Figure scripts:
══════
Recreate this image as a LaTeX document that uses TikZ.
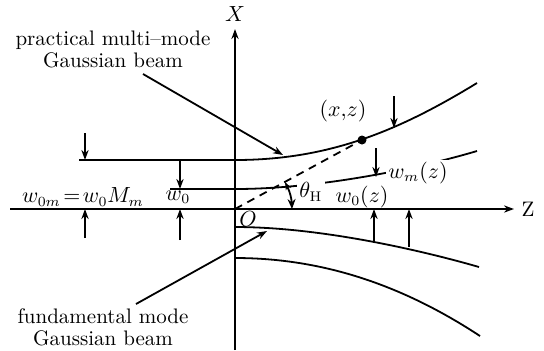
\documentclass[tikz,border=0pt]{standalone}
\usepackage{amsmath}
\usetikzlibrary{arrows.meta,positioning,calc}

\begin{document}
\begin{tikzpicture}[x=0.5pt,y=-0.5pt,line width=0.9pt,
  every node/.style={font=\fontsize{10.5}{11}\selectfont},
  tip/.style={-{Stealth[length=5pt,width=3.6pt]}},
  gap/.style={fill=white,inner sep=1pt}]
  \useasboundingbox (0,0) rectangle (544,350);
  % axes
  \coordinate (O) at (235,209);
  \coordinate (zl) at (10,209);
  \coordinate (xb) at (235,350);
  \node (Zlab) at (528,209) {Z};
  \node (Xlab) at (235,14) {$X$};
  \draw[tip] (zl) -- (Zlab.west);
  \draw[tip] (xb) -- (Xlab.south);
  \node (Olab) at (248,219) {$O$};
  % multi-mode beam
  \draw (79,160) -- (235,160) .. controls (330,160) and (400,130) .. (477,83);
  \draw (235,258) .. controls (330,258) and (410,290) .. (480,336);
  % fundamental mode beam
  \draw (170,189) -- (235,189) .. controls (320,189) and (420,168) .. (477,151);
  \draw (235,227) .. controls (320,227) and (420,250) .. (479,267);
  % point on the beam and far-field angle
  \node[circle,fill,inner sep=0pt,minimum size=4.5pt] (P) at (362,140) {};
  \draw[dashed,dash pattern=on 4pt off 3pt] (O) -- (P.center);
  \coordinate (a1) at (292,209);
  \coordinate (a2) at (285,182);
  \draw[{Stealth[length=4pt,width=3pt]}-{Stealth[length=5pt,width=4pt]}] (a2) to[bend left=12] (a1);
  % width arrows
  \foreach \i/\x/\ya/\yb in {1/85/133/160, 2/85/238/209, 3/180/160/189, 4/180/240/209,
                             5/394/96/128, 6/376/148/177, 7/374/241/209, 8/409/247/209}{
     \coordinate (s\i) at (\x,\ya);
     \coordinate (t\i) at (\x,\yb);
     \draw[tip] (s\i) -- (t\i);
  }
  % labels
  \node[gap] (theta) at (311,192) {$\theta_{\mathrm{H}}$};
  \node[gap] (wm) at (418,173) {$w_m(z)$};
  \node (wz) at (362,197) {$w_0(z)$};
  \node (w0m) at (83,197) {$w_{0m}\!=\!w_0M_m$};
  \node (w0) at (178,197) {$w_0$};
  \node (xz) at (343,111) {$(x,\!z)$};
  \node[align=center] (multi) at (113,49) {practical multi--mode\\Gaussian beam};
  \node[align=center] (fund) at (103,327) {fundamental mode\\Gaussian beam};
  \coordinate (m1) at (143,74);
  \coordinate (m2) at (283,155);
  \coordinate (f1) at (136,304);
  \coordinate (f2) at (267,231);
  \draw[tip] (m1) -- (m2);
  \draw[tip] (f1) -- (f2);
\end{tikzpicture}
\end{document}
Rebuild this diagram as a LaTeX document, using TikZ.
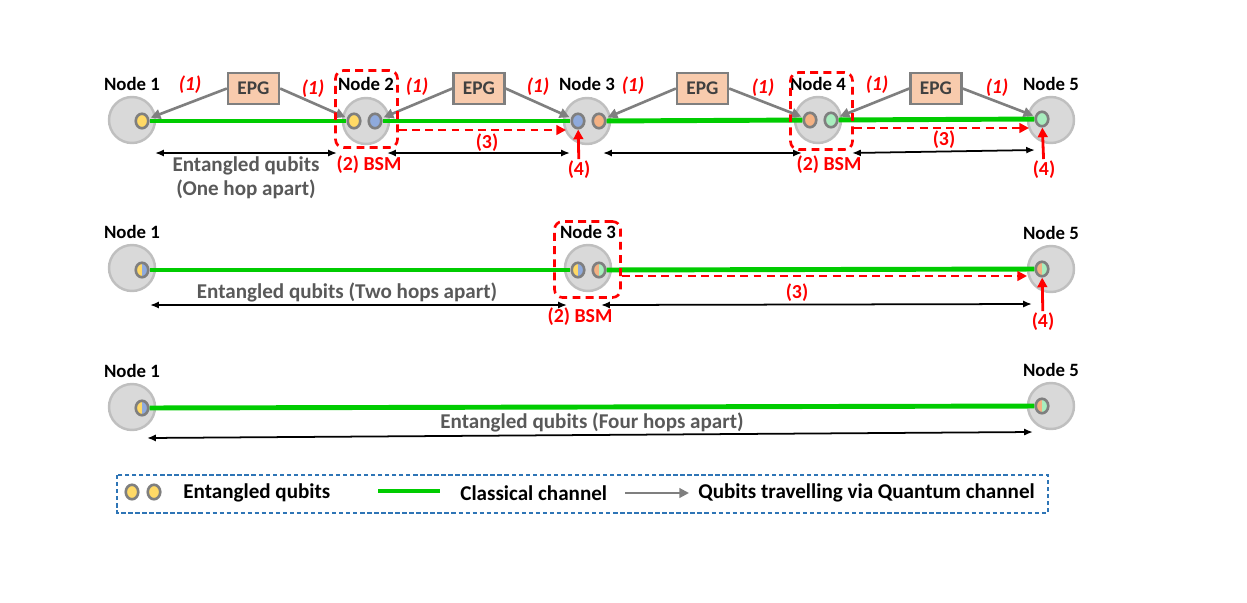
\documentclass[tikz,border=0pt]{standalone}
\usepackage{fontspec}
\setmainfont{Carlito}
\usetikzlibrary{arrows.meta,shapes.geometric,positioning}
\definecolor{hostfill}{HTML}{D9D9D9}
\definecolor{hostline}{HTML}{BFBFBF}
\definecolor{qline}{HTML}{7F7F7F}
\definecolor{qyellow}{HTML}{FFD966}
\definecolor{qblue}{HTML}{8FAADC}
\definecolor{qorange}{HTML}{F4B183}
\definecolor{qgreen}{HTML}{A8EDBE}
\definecolor{epgfill}{HTML}{F8CBAD}
\definecolor{classic}{HTML}{00CC00}
\definecolor{darktext}{HTML}{595959}
\definecolor{legendline}{HTML}{2E75B6}

\begin{document}
\begin{tikzpicture}[x=0.02cm, y=-0.02cm,
    host/.style={circle, draw=hostline, fill=hostfill, line width=1.4pt, minimum size=0.92cm, inner sep=0},
    qubit/.style={ellipse, draw=qline, fill=#1, line width=1.5pt, minimum width=0.25cm, minimum height=0.29cm, inner sep=0},
    halfqubit/.style 2 args={qubit=white, path picture={
        \fill[#1] (path picture bounding box.south west) rectangle (path picture bounding box.north);
        \fill[#2] (path picture bounding box.south) rectangle (path picture bounding box.north east);}},
    hostlabel/.style={font=\fontsize{10.7}{12}\selectfont\bfseries, inner sep=0},
    epg/.style={rectangle, draw=qline, fill=epgfill, line width=1.3pt, minimum width=1.02cm, minimum height=0.62cm,
        font=\fontsize{11}{12}\selectfont\bfseries, text=black!75},
    bsm/.style={rectangle, draw=red, dash pattern=on 4.5pt off 3pt, line width=1.5pt, rounded corners=0.16cm},
    redlabel/.style={text=red, font=\fontsize{11.3}{12}\selectfont\bfseries, inner sep=1pt},
    steplabel/.style={text=red, font=\fontsize{11.3}{12}\selectfont\bfseries\itshape, inner sep=0},
    greytext/.style={text=darktext, font=\fontsize{12}{13.5}\selectfont\bfseries, align=center},
    classical/.style={classic, line width=2.8pt},
    quantum/.style={qline, line width=1.5pt, -{Triangle[length=5.5pt,width=5.5pt]}, shorten >=1pt},
    signal/.style={red, line width=1.5pt, dash pattern=on 4.5pt off 3pt, -{Triangle[length=5.5pt,width=5.5pt]}},
    swapped/.style={red, line width=1.6pt, -{Triangle[length=5.5pt,width=5.5pt]}},
    span/.style={black, line width=1pt, {Latex[length=5pt,width=4pt]}-{Latex[length=5pt,width=4pt]}}]
\useasboundingbox (0,0) rectangle (1247,602);

% Row 1: one hop
\node[host] (a1) at (132,120) {};
\node[host] (a2) at (366,121) {};
\node[host] (a3) at (587,121) {};
\node[host] (a4) at (818,120) {};
\node[host] (a5) at (1051,120) {};
\node[hostlabel, above=0.1cm of a1] {Node 1};
\node[hostlabel, above=0.12cm of a2] {Node 2};
\node[hostlabel, above=0.12cm of a3] {Node 3};
\node[hostlabel, above=0.1cm of a4] {Node 4};
\node[hostlabel, above=0.1cm of a5] {Node 5};

\node[qubit=qyellow] (q1) at (142,121) {};
\node[qubit=qyellow] (q2a) at (354,121) {};
\node[qubit=qblue] (q2b) at (375,121) {};
\node[qubit=qblue] (q3a) at (578,121) {};
\node[qubit=qorange] (q3b) at (599,121) {};
\node[qubit=qorange] (q4a) at (810,120) {};
\node[qubit=qgreen] (q4b) at (831,120) {};
\node[qubit=qgreen] (q5) at (1042,119) {};

\draw[classical] (q1) -- (q2a);
\draw[classical] (q2b) -- (q3a);
\draw[classical] (q3b) -- (q4a);
\draw[classical] (q4b) -- (q5);

% EPG sources
\node[epg] (e1) at (253.5,88.5) {EPG};
\node[epg] (e2) at (479,88.5) {EPG};
\node[epg] (e3) at (702.5,88.5) {EPG};
\node[epg] (e4) at (936,88.5) {EPG};
\draw[quantum] (e1.west) -- (q1);
\draw[quantum] (e1.east) -- (q2a);
\draw[quantum] (e2.west) -- (q2b);
\draw[quantum] (e2.east) -- (q3a);
\draw[quantum] (e3.west) -- (q3b);
\draw[quantum] (e3.east) -- (q4a);
\draw[quantum] (e4.west) -- (q4b);
\draw[quantum] (e4.east) -- (q5);
\node[steplabel] at (190,85) {(1)};
\node[steplabel] at (313,89) {(1)};
\node[steplabel] at (417,87) {(1)};
\node[steplabel] at (538,87) {(1)};
\node[steplabel] at (633,86) {(1)};
\node[steplabel] at (763,88) {(1)};
\node[steplabel] at (877,85) {(1)};
\node[steplabel] at (997,88) {(1)};

% BSM at nodes 2 and 4
\node[bsm, minimum width=1.24cm, minimum height=1.54cm] (b2) at (366.5,109) {};
\node[bsm, minimum width=1.24cm, minimum height=1.54cm] (b4) at (821.5,111) {};
\node[redlabel] at (369,165) {(2) BSM};
\node[redlabel] at (829,165) {(2) BSM};
\coordinate (c3a) at (566,130);
\coordinate (c5a) at (1029,128);
\draw[signal] (b2.east |- c3a) -- (c3a);
\draw[signal] (b4.east |- c5a) -- (c5a);
\node[redlabel] at (487,143) {(3)};
\node[redlabel] at (944,140) {(3)};
\node[redlabel] (s3) at (579,170) {(4)};
\node[redlabel] (s5) at (1044,170) {(4)};
\draw[swapped] (s3) -- (q3a);
\draw[swapped] (s5) -- (q5);

\draw[span] (155,153) -- (337,153);
\draw[span] (387,153) -- (570,153);
\draw[span] (603,153) -- (802,153);
\draw[span] (852,153) -- (1035,150);
\node[greytext] at (246,178) {Entangled qubits\\(One hop apart)};

% Row 2: two hops
\node[host] (m1) at (132,268) {};
\node[host] (m3) at (588,268) {};
\node[host] (m5) at (1051,269) {};
\node[hostlabel, above=0.1cm of m1] {Node 1};
\node[hostlabel, above=0.1cm of m3] {Node 3};
\node[hostlabel, above=0.1cm of m5] {Node 5};
\node[halfqubit={qyellow}{qblue}] (r1) at (142,270) {};
\node[halfqubit={qyellow}{qblue}] (r3a) at (578,270) {};
\node[halfqubit={qorange}{qgreen}] (r3b) at (599,270) {};
\node[halfqubit={qorange}{qgreen}] (r5) at (1042,269) {};
\draw[classical] (r1) -- (r3a);
\draw[classical] (r3b) -- (r5);
\node[bsm, minimum width=1.32cm, minimum height=1.52cm] (b3) at (587.5,259.5) {};
\node[redlabel] at (580,317) {(2) BSM};
\coordinate (c5b) at (1027,276);
\draw[signal] (b3.east |- c5b) -- (c5b);
\node[redlabel] at (797,293) {(3)};
\node[redlabel] (s5b) at (1043,322) {(4)};
\draw[swapped] (s5b) -- (r5);
\draw[span] (150,305) -- (567,305);
\draw[span] (601,305) -- (1032,304);
\node[greytext] at (347,292) {Entangled qubits (Two hops apart)};

% Row 3: four hops
\node[host] (f1) at (132,407) {};
\node[host] (f5) at (1051,406) {};
\node[hostlabel, above=0.1cm of f1] {Node 1};
\node[hostlabel, above=0.1cm of f5] {Node 5};
\node[halfqubit={qyellow}{qblue}] (t1) at (142,408) {};
\node[halfqubit={qorange}{qgreen}] (t5) at (1042,406) {};
\draw[classical] (t1) -- (t5);
\draw[span] (147,438) -- (1033,432);
\node[greytext] at (592,422) {Entangled qubits (Four hops apart)};

% Legend
\draw[legendline, line width=0.8pt, dash pattern=on 2.5pt off 1.5pt] (117,475) rectangle (1048,513);
\node[qubit=qyellow] (k1) at (132,492) {};
\node[qubit=qyellow] (k2) at (154,492) {};
\node[anchor=west, inner sep=0, font=\fontsize{12}{13}\selectfont\bfseries] (k3) at (183,493) {Entangled qubits};
\coordinate (g1) at (378,491);
\coordinate (g2) at (440,491);
\draw[classical] (g1) -- (g2);
\node[anchor=west, inner sep=0, font=\fontsize{12}{13}\selectfont\bfseries] (k4) at (460,493) {Classical channel};
\coordinate (h1) at (625,493);
\coordinate (h2) at (689,493);
\draw[quantum, line width=1.2pt, shorten >=0pt] (h1) -- (h2);
\node[anchor=west, inner sep=0, font=\fontsize{12}{13}\selectfont\bfseries] (k5) at (698,493) {Qubits travelling via Quantum channel};
\end{tikzpicture}
\end{document}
══════
# Given task
Extract each line holding the string "this".

# Task response
Recreate this image as a LaTeX document that uses TikZ.
Rebuild this diagram as a LaTeX document, using TikZ.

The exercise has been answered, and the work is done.